# What to produce
Write every line out verbatim and omit the pictures.

________________________

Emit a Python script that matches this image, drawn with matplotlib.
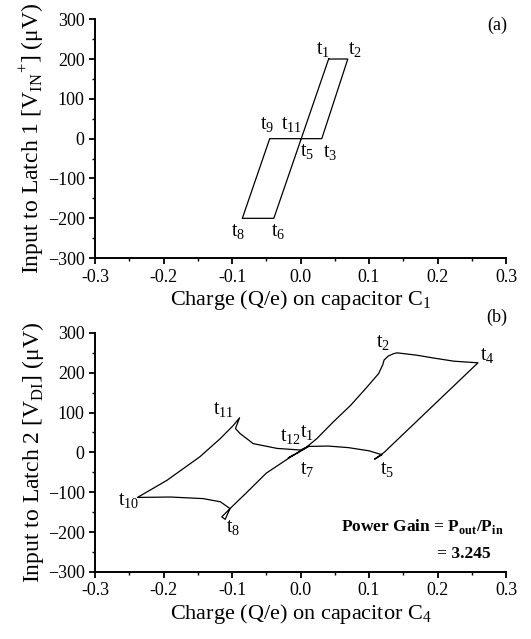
import numpy as np
import matplotlib
matplotlib.use("Agg")
import matplotlib.pyplot as plt
from matplotlib.ticker import MultipleLocator, FormatStrFormatter

plt.rcParams['font.family'] = ['Liberation Serif', 'DejaVu Serif']
plt.rcParams['mathtext.fontset'] = 'custom'
plt.rcParams['mathtext.rm'] = 'Liberation Serif'
plt.rcParams['mathtext.bf'] = 'Liberation Serif:bold'

# (a) latch 1 input vs charge on C1
qa = [0.041, 0.069, 0.031, 0.001, -0.039, -0.085, -0.045, 0.001, 0.041]
va = [200, 200, 0, 0, -200, -200, 0, 0, 200]

labels_a = [r"t$_1$", r"t$_2$", r"t$_9$", r"t$_{11}$", r"t$_5$", r"t$_3$", r"t$_8$", r"t$_6$"]
lab_qa = [0.033, 0.080, -0.049, -0.013, 0.010, 0.044, -0.091, -0.032]
lab_va = [222, 222, 34, 34, -35, -37, -235, -235]

# (b) latch 2 input vs charge on C4 (one traced loop)
qb = [0.010, 0.024, 0.048, 0.073, 0.097, 0.114, 0.120, 0.122, 0.128, 0.136, 0.141,
      0.170, 0.194, 0.224, 0.259,
      0.122, 0.108,
      0.119, 0.100, 0.070, 0.040, 0.012,
      -0.015, -0.05, -0.08, -0.103,
      -0.115, -0.110, -0.103, -0.117, -0.142, -0.190, -0.238,
      -0.195, -0.147, -0.117, -0.098, -0.089, -0.095,
      -0.088, -0.069, -0.034, 0.000, 0.012,
      -0.018, -0.010]
vb = [15, 35, 77, 118, 164, 198, 220, 232, 242, 248, 250,
      244, 237, 229, 225,
      0, -17,
      -6, 4, 12, 16, 15,
      -12, -52, -103, -141,
      -162, -168, -141, -124, -116, -112, -113,
      -70, -11, 35, 68, 87, 60,
      47, 22, 10, 6, 16,
      -14, -6]

labels_b = [r"t$_2$", r"t$_4$", r"t$_{11}$", r"t$_{12}$", r"t$_1$", r"t$_7$",
            r"t$_5$", r"t$_{10}$", r"t$_8$"]
lab_qb = [0.121, 0.272, -0.113, -0.015, 0.009, 0.009, 0.126, -0.251, -0.098]
lab_vb = [274, 240, 106, 39, 47, -45, -45, -124, -191]

fig = plt.figure(figsize=(5.31, 6.39), dpi=100)
ax1 = fig.add_axes([0.179, 0.596, 0.774, 0.374])
ax2 = fig.add_axes([0.179, 0.105, 0.774, 0.374])

ax1.plot(qa, va, color='black', lw=0.9)
for s, x, y in zip(labels_a, lab_qa, lab_va):
    ax1.text(x, y, s, fontsize=14.5, ha='center', va='center')

ax2.plot(qb, vb, color='black', lw=0.9)
for s, x, y in zip(labels_b, lab_qb, lab_vb):
    ax2.text(x, y, s, fontsize=14.5, ha='center', va='center')
ax2.text(0.297, -187, r"Power Gain = P$_{\mathbf{out}}$/P$_{\mathbf{in}}$",
         fontsize=12.5, fontweight='bold', ha='right', va='center')
ax2.text(0.277, -254, "= 3.245", fontsize=12.5, fontweight='bold',
         ha='right', va='center')

ax1.text(0.287, 285, "(a)", fontsize=13, ha='center', va='center')
ax2.text(0.287, 340, "(b)", fontsize=13, ha='center', va='center', clip_on=False)

for ax in (ax1, ax2):
    ax.set_xlim(-0.3, 0.3)
    ax.set_ylim(-300, 300)
    ax.spines['top'].set_visible(False)
    ax.spines['right'].set_visible(False)
    for sp in ('left', 'bottom'):
        ax.spines[sp].set_linewidth(1.4)
    ax.xaxis.set_major_locator(MultipleLocator(0.1))
    ax.xaxis.set_minor_locator(MultipleLocator(0.05))
    ax.xaxis.set_major_formatter(FormatStrFormatter('%.1f'))
    ax.yaxis.set_major_locator(MultipleLocator(100))
    ax.yaxis.set_minor_locator(MultipleLocator(50))
    ax.tick_params(which='major', direction='out', length=4, width=1.3, labelsize=13)
    ax.tick_params(which='minor', direction='out', length=2.5, width=1.0)

ax1.set_xlabel(r"Charge (Q/e) on capacitor C$_1$", fontsize=16, labelpad=2)
ax1.set_ylabel("Input to Latch 1 [V$_{\\mathrm{IN}}$$^{+}$] (\u03bcV)", fontsize=17, labelpad=1)
ax2.set_xlabel(r"Charge (Q/e) on capacitor C$_4$", fontsize=16, labelpad=2)
ax2.set_ylabel("Input to Latch 2 [V$_{\\mathrm{DI}}$] (\u03bcV)", fontsize=17, labelpad=1)

fig.savefig("out.png", dpi=100)
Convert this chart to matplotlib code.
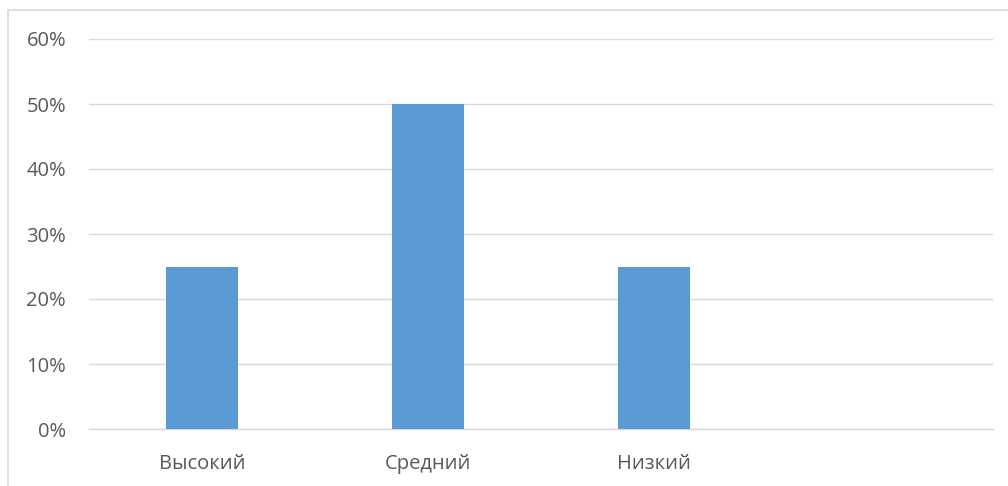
import matplotlib
matplotlib.use('Agg')
import matplotlib.pyplot as plt
import matplotlib.patches as patches
from matplotlib.ticker import PercentFormatter

# data
categories = ['Высокий', 'Средний', 'Низкий', '']
shares = [25, 50, 25, 0]
y_ticks = [0, 10, 20, 30, 40, 50, 60]

bar_color = '#5B9BD5'
grid_color = '#D9D9D9'
text_color = '#595959'

plt.rcParams['font.family'] = ['Open Sans', 'DejaVu Sans']
plt.rcParams['font.stretch'] = 'normal'

fig = plt.figure(figsize=(10.08, 4.86), dpi=100)
ax = fig.add_axes([89 / 1008, 57 / 486, 904 / 1008, 390 / 486])

x = list(range(len(categories)))
ax.bar(x[:3], shares[:3], width=0.316, color=bar_color, zorder=3)

ax.set_xlim(-0.5, len(categories) - 0.5)
ax.set_ylim(0, 60)
ax.set_yticks(y_ticks)
ax.yaxis.set_major_formatter(PercentFormatter(decimals=0))
ax.set_xticks(x)
ax.set_xticklabels(categories)

ax.grid(axis='y', color=grid_color, linewidth=1.0, zorder=0)
for side in ['top', 'right', 'left']:
    ax.spines[side].set_visible(False)
ax.spines['bottom'].set_color(grid_color)
ax.spines['bottom'].set_linewidth(1.0)

ax.tick_params(axis='both', length=0, colors=text_color, labelsize=14.5)
ax.tick_params(axis='y', pad=16.5)
ax.tick_params(axis='x', pad=18)

# light frame of the chart area (cut off at right and bottom)
frame = patches.Rectangle((8 / 1008, -0.1), 1.2, (486 - 10) / 486 + 0.1,
                          transform=fig.transFigure, fill=False,
                          edgecolor=grid_color, linewidth=1.2)
fig.patches.append(frame)

fig.savefig('out.png', dpi=100, facecolor='white')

________________________

# Correct result
Emit a Python script that matches this image, drawn with matplotlib.
import numpy as np
import matplotlib
matplotlib.use("Agg")
import matplotlib.pyplot as plt
from matplotlib.ticker import MultipleLocator, FormatStrFormatter

plt.rcParams['font.family'] = ['Liberation Serif', 'DejaVu Serif']
plt.rcParams['mathtext.fontset'] = 'custom'
plt.rcParams['mathtext.rm'] = 'Liberation Serif'
plt.rcParams['mathtext.bf'] = 'Liberation Serif:bold'

# (a) latch 1 input vs charge on C1
qa = [0.041, 0.069, 0.031, 0.001, -0.039, -0.085, -0.045, 0.001, 0.041]
va = [200, 200, 0, 0, -200, -200, 0, 0, 200]

labels_a = [r"t$_1$", r"t$_2$", r"t$_9$", r"t$_{11}$", r"t$_5$", r"t$_3$", r"t$_8$", r"t$_6$"]
lab_qa = [0.033, 0.080, -0.049, -0.013, 0.010, 0.044, -0.091, -0.032]
lab_va = [222, 222, 34, 34, -35, -37, -235, -235]

# (b) latch 2 input vs charge on C4 (one traced loop)
qb = [0.010, 0.024, 0.048, 0.073, 0.097, 0.114, 0.120, 0.122, 0.128, 0.136, 0.141,
      0.170, 0.194, 0.224, 0.259,
      0.122, 0.108,
      0.119, 0.100, 0.070, 0.040, 0.012,
      -0.015, -0.05, -0.08, -0.103,
      -0.115, -0.110, -0.103, -0.117, -0.142, -0.190, -0.238,
      -0.195, -0.147, -0.117, -0.098, -0.089, -0.095,
      -0.088, -0.069, -0.034, 0.000, 0.012,
      -0.018, -0.010]
vb = [15, 35, 77, 118, 164, 198, 220, 232, 242, 248, 250,
      244, 237, 229, 225,
      0, -17,
      -6, 4, 12, 16, 15,
      -12, -52, -103, -141,
      -162, -168, -141, -124, -116, -112, -113,
      -70, -11, 35, 68, 87, 60,
      47, 22, 10, 6, 16,
      -14, -6]

labels_b = [r"t$_2$", r"t$_4$", r"t$_{11}$", r"t$_{12}$", r"t$_1$", r"t$_7$",
            r"t$_5$", r"t$_{10}$", r"t$_8$"]
lab_qb = [0.121, 0.272, -0.113, -0.015, 0.009, 0.009, 0.126, -0.251, -0.098]
lab_vb = [274, 240, 106, 39, 47, -45, -45, -124, -191]

fig = plt.figure(figsize=(5.31, 6.39), dpi=100)
ax1 = fig.add_axes([0.179, 0.596, 0.774, 0.374])
ax2 = fig.add_axes([0.179, 0.105, 0.774, 0.374])

ax1.plot(qa, va, color='black', lw=0.9)
for s, x, y in zip(labels_a, lab_qa, lab_va):
    ax1.text(x, y, s, fontsize=14.5, ha='center', va='center')

ax2.plot(qb, vb, color='black', lw=0.9)
for s, x, y in zip(labels_b, lab_qb, lab_vb):
    ax2.text(x, y, s, fontsize=14.5, ha='center', va='center')
ax2.text(0.297, -187, r"Power Gain = P$_{\mathbf{out}}$/P$_{\mathbf{in}}$",
         fontsize=12.5, fontweight='bold', ha='right', va='center')
ax2.text(0.277, -254, "= 3.245", fontsize=12.5, fontweight='bold',
         ha='right', va='center')

ax1.text(0.287, 285, "(a)", fontsize=13, ha='center', va='center')
ax2.text(0.287, 340, "(b)", fontsize=13, ha='center', va='center', clip_on=False)

for ax in (ax1, ax2):
    ax.set_xlim(-0.3, 0.3)
    ax.set_ylim(-300, 300)
    ax.spines['top'].set_visible(False)
    ax.spines['right'].set_visible(False)
    for sp in ('left', 'bottom'):
        ax.spines[sp].set_linewidth(1.4)
    ax.xaxis.set_major_locator(MultipleLocator(0.1))
    ax.xaxis.set_minor_locator(MultipleLocator(0.05))
    ax.xaxis.set_major_formatter(FormatStrFormatter('%.1f'))
    ax.yaxis.set_major_locator(MultipleLocator(100))
    ax.yaxis.set_minor_locator(MultipleLocator(50))
    ax.tick_params(which='major', direction='out', length=4, width=1.3, labelsize=13)
    ax.tick_params(which='minor', direction='out', length=2.5, width=1.0)

ax1.set_xlabel(r"Charge (Q/e) on capacitor C$_1$", fontsize=16, labelpad=2)
ax1.set_ylabel("Input to Latch 1 [V$_{\\mathrm{IN}}$$^{+}$] (\u03bcV)", fontsize=17, labelpad=1)
ax2.set_xlabel(r"Charge (Q/e) on capacitor C$_4$", fontsize=16, labelpad=2)
ax2.set_ylabel("Input to Latch 2 [V$_{\\mathrm{DI}}$] (\u03bcV)", fontsize=17, labelpad=1)

fig.savefig("out.png", dpi=100)
Convert this chart to matplotlib code.
import matplotlib
matplotlib.use('Agg')
import matplotlib.pyplot as plt
import matplotlib.patches as patches
from matplotlib.ticker import PercentFormatter

# data
categories = ['Высокий', 'Средний', 'Низкий', '']
shares = [25, 50, 25, 0]
y_ticks = [0, 10, 20, 30, 40, 50, 60]

bar_color = '#5B9BD5'
grid_color = '#D9D9D9'
text_color = '#595959'

plt.rcParams['font.family'] = ['Open Sans', 'DejaVu Sans']
plt.rcParams['font.stretch'] = 'normal'

fig = plt.figure(figsize=(10.08, 4.86), dpi=100)
ax = fig.add_axes([89 / 1008, 57 / 486, 904 / 1008, 390 / 486])

x = list(range(len(categories)))
ax.bar(x[:3], shares[:3], width=0.316, color=bar_color, zorder=3)

ax.set_xlim(-0.5, len(categories) - 0.5)
ax.set_ylim(0, 60)
ax.set_yticks(y_ticks)
ax.yaxis.set_major_formatter(PercentFormatter(decimals=0))
ax.set_xticks(x)
ax.set_xticklabels(categories)

ax.grid(axis='y', color=grid_color, linewidth=1.0, zorder=0)
for side in ['top', 'right', 'left']:
    ax.spines[side].set_visible(False)
ax.spines['bottom'].set_color(grid_color)
ax.spines['bottom'].set_linewidth(1.0)

ax.tick_params(axis='both', length=0, colors=text_color, labelsize=14.5)
ax.tick_params(axis='y', pad=16.5)
ax.tick_params(axis='x', pad=18)

# light frame of the chart area (cut off at right and bottom)
frame = patches.Rectangle((8 / 1008, -0.1), 1.2, (486 - 10) / 486 + 0.1,
                          transform=fig.transFigure, fill=False,
                          edgecolor=grid_color, linewidth=1.2)
fig.patches.append(frame)

fig.savefig('out.png', dpi=100, facecolor='white')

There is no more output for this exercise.